Описание характерного виленского празднества — бала-маскарада (так называемая reduta) в доме Мюллера предваряется описанием прилегающих улиц: «На Немецкой улице, куда съезжались все и где разворачивались кавалькады и отдельные экипажи, шум, гам, толпы и суматоха превосходили всякое описание» (201).
Автор хорошо понимает важность и необходимость своих описаний для истории города, к сохранению которой он хочет быть причастным; он и пишет, собственно, в своих произведениях историю каждодневной жизни горожан, разных слоев, привычек, уклада, стремясь при этом к наибольшей широте и детальности, умея передать своеобразный, не без юмора, «вкус» этой жизни.
Далее картины города включены в действие. Городские улицы вовлекаются в происшествие — преследование вора. Оба, и вор, и преследователь, в маскарадных костюмах, они обмениваются при этом проклятиями вроде «djabe? wenecki!» («венецианский дьявол») — над городом, как и над сюжетом повести витает «виленская чертовщина», карнавальность. Погоня мчится по определенному и точно выписанному маршруту (по нему и сейчас вполне можно пройти или пробежать): «Ночь была тихая, влажная и темная, и чем больше оба они отдалялись от центра города, тем меньше было огней: а за Замковой брамой светили им только их факелы… От Кафедры пустился вор на Антоколь, петляя между штабелями бревен, которые лежали по всему берегу Вилии; миновал костел Св.
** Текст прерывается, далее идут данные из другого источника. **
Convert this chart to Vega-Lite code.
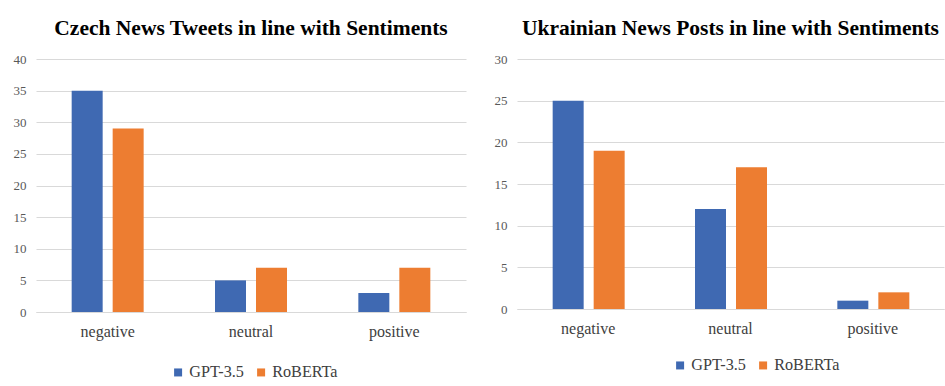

Петра… и наконец, добежав до дворка Довятов, опрокинул факел в снег, а сам вскочил во двор через калитку, которую захлопнул за собой с шумом и запер на засов…» (202–203).
Хороший рассказчик, мастер жанровой словесной живописи, любитель анекдотических происшествий, автор всегда занимательно выстраивает сюжет.
Описание у Ходзько не становится самоцелью, а вовлекается в действие, обеспечивая ему точную локализацию и детали и придавая тем самым больше достоверности.
К усилиям Крашевского, Сырокомли, Ходзько и других по сохранению характерных для Вильно черточек жизни и деталей его внешнего облика со своей стороны присоединялись и художники, работавшие в Вильно в разное время. Канутий Русецкий, например, писал о серии картин, в которых хотел бы сохранить «живую память обычаев и обрядов, совершавшихся в Вильно»[167].
Обращение виленских писателей к прошлому, традициям, быту во второй половине XIX века обусловлено не только характером литературного развития, но и более специфическими условиями существования в составе Российской империи: цензурными запретами, невозможностью публицистических выступлений и т. п.